The best way to describe conditions of the last couple of days would
be unsettled. The solar wind speed is up into the high 500's due to
the effects of a somewhat diffuse coronal hole. However, no
geomagnetic storm conditions have been observed. Of perhaps more
interest is old sunspot region 649, which is now in full view. When
it first appeared a few days ago, it looked to have lost much of it's
former intensity. While it hasn't produced anything significant yet,
it is growing in size, and is now naked-eye visible. BTW, region 649
has been redesignated as 656. Sunspot regions always get a new number
for every appearance they make. Region 656 now appears to have the
magnetic complexity for generating a significant flare. If you
remember, sunspot region 652 was close on 649's heels last time
around, and region 652 was the source of numerous M-class flares.
Region 652 should be coming into view soon, and it will be very
interesting to see what shape it is in.
The current solar and geomagnetic conditions are :
NOAA sunspot number : 93
SFI : 121
A index : 18
K index : 3
Solar wind speed : 565.6 km/sec
Solar wind density : 1.7 protons/cc
Solar wind pressure : 0.9 nPa
IMF : 7.0 nT
IMF Orientation : 2.3 nT South'
GOES-12 Background X-ray Flux level : B3
Conditions for the last 24 hours :
No space weather storms were observed for the past 24 hours.

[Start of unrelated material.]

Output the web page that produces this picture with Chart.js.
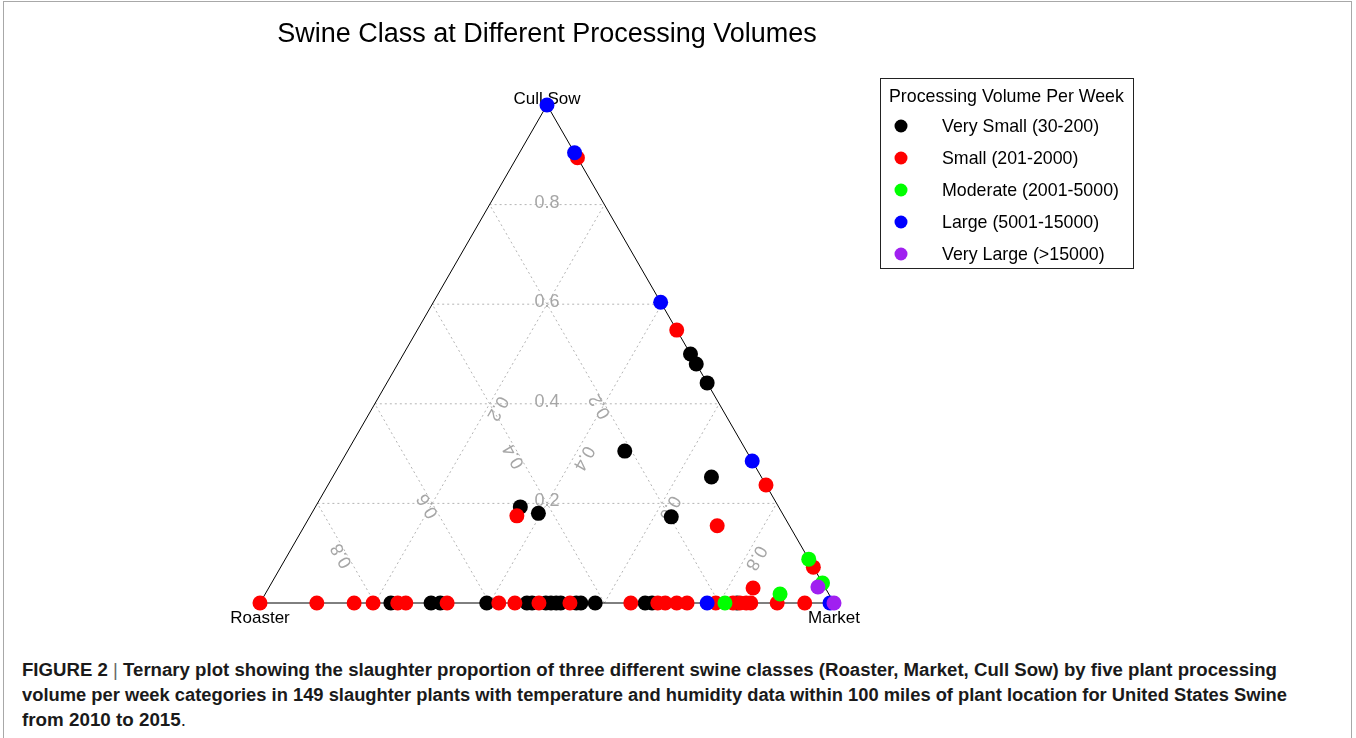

Forecast for the next 24 hours :
No space weather storms are expected for the next 24 hours.
Solar activity forecast :
Solar activity is expected to be mostly low, but there is a fair
chance for an isolated M-class flare from Region 656. There may be an
increase in background and activity levels on 12 August with the
return of old Region 652 (N08, L=348) which produced numerous M-class
events on its previous disk transit.
Geomagnetic activity forecast :
The geomagnetic field is expected to be mostly unsettled with
occasional active periods for the next three days (11-13 August).